A customer is for life not just for Christmas. Are you optimizing the entire customer experience?

I can’t believe it, but Christmas is coming… fast. Like a lot you, I’ll be doing most of my shopping online. Spending a couple of evenings online is far more preferable than battling a busy shopping area. So online U.K. retailers can count on me making a modest contribution to the estimated £7 billion in online sales in the run up to Christmas this year.

E-tailers all over the world are now refining their campaigns, optimizing their storefronts, and adjusting their merchandizing strategies to maximize their returns during the peak period. But the U.K.’s Interactive Media in Retail Group (IMRG) released a report earlier this month reminding us e-commerce is still a relatively immature channel for most retailers and that some aspects of their operations still require significant refinement. IMRG reported that e-tailers must improve their delivery services or face a backlash from consumers. It asserted that too many basic mistakes are being made, such as putting small items in large packages that don’t fit through mail slots.

We must consider the whole end-to-end process when we think about optimizing the customer experience. We must look at the whole value chain rather than just what happens on the Web site.
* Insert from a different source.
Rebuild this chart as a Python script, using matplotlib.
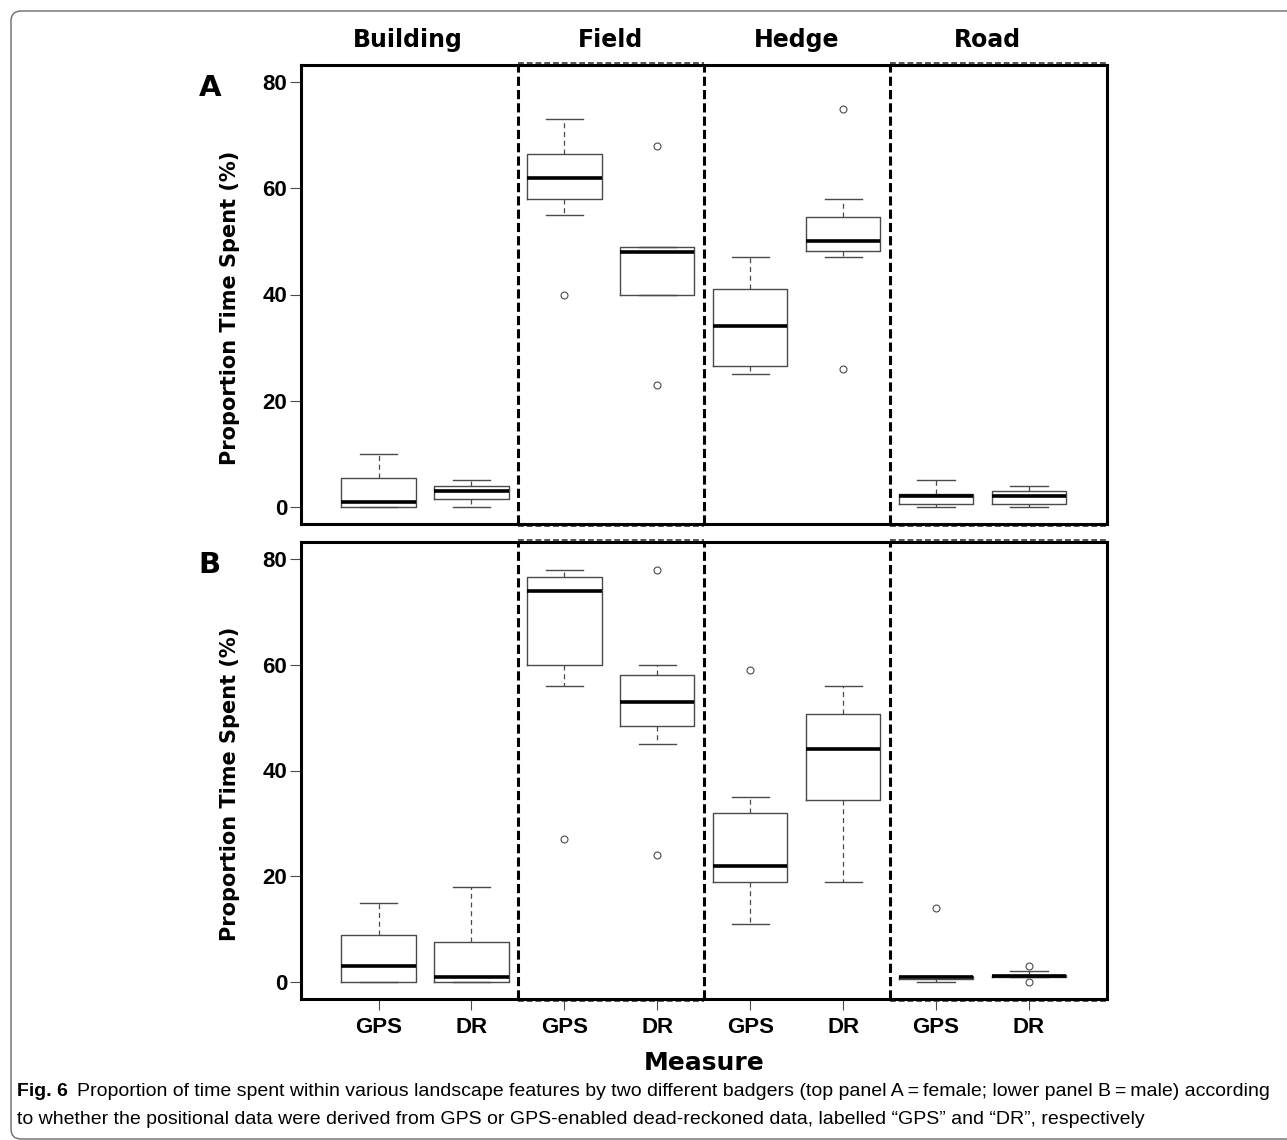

A huge amount of time and effort goes into optimizing the visitor’s site experience and that’s great. Quite often, there’s still a lot to be put right on the site once decent measurement systems have been put in place. But all that effort will come to little if a positive site experience is destroyed by a poor post-sales experience.

Sites often attempt to survey me about who I am and whether I was satisfied with my experience. I applaud the attempt to understand more about me and how I feel about the site (whether they do anything with the data…). However, I struggle to remember if anyone has ever contacted me after I bought something online to find out what I thought about the experience and what I would do in the future as a result. Just because someone is satisfied with the Web site experience doesn’t necessarily mean he wants to do business with you again. Customer databases are littered with the records of people who have only transacted once.

If you don’t have a program that allows visitors to give an overall opinion of your performance, you’re missing a vital component in your measurement strategy. You must understand the overall customer experience, online and off-. For example:

  • Were there any problems with the payment processes?
  • How were the delivery times and prices?
  • Did the order tracking capability work well?
  • Did the delivery arrive on time?
  • Was customer services, My Account, or something similar used? Was that a good experience?

I saw a good example of such a program at Emetrics in Washington, D.C. StubHub presented on what it’s doing to track the overall customer experience. In addition to phone surveys, site pop-up surveys, and exit surveys, it also ran post-event surveys two weeks after a site transaction had occurred to find out if everything went smoothly for both the buyer and the seller and if not, why not.

As conversion optimization processes become increasingly tuned, retention battles might be won or lost in other aspects of the customer experience. Find out what effect the experience had on the likelihood of them doing business with you again. Propensity scores such as “likelihood to return” and “likelihood to recommend” are strong indicators of satisfaction and customer lifetime value.

When it comes to evaluating performance in January, don’t just focus on sales, orders, conversion rates, and the like. Also consider whether the experience — all of it– worked for the customer. Remember, a customer is for life not just for Christmas!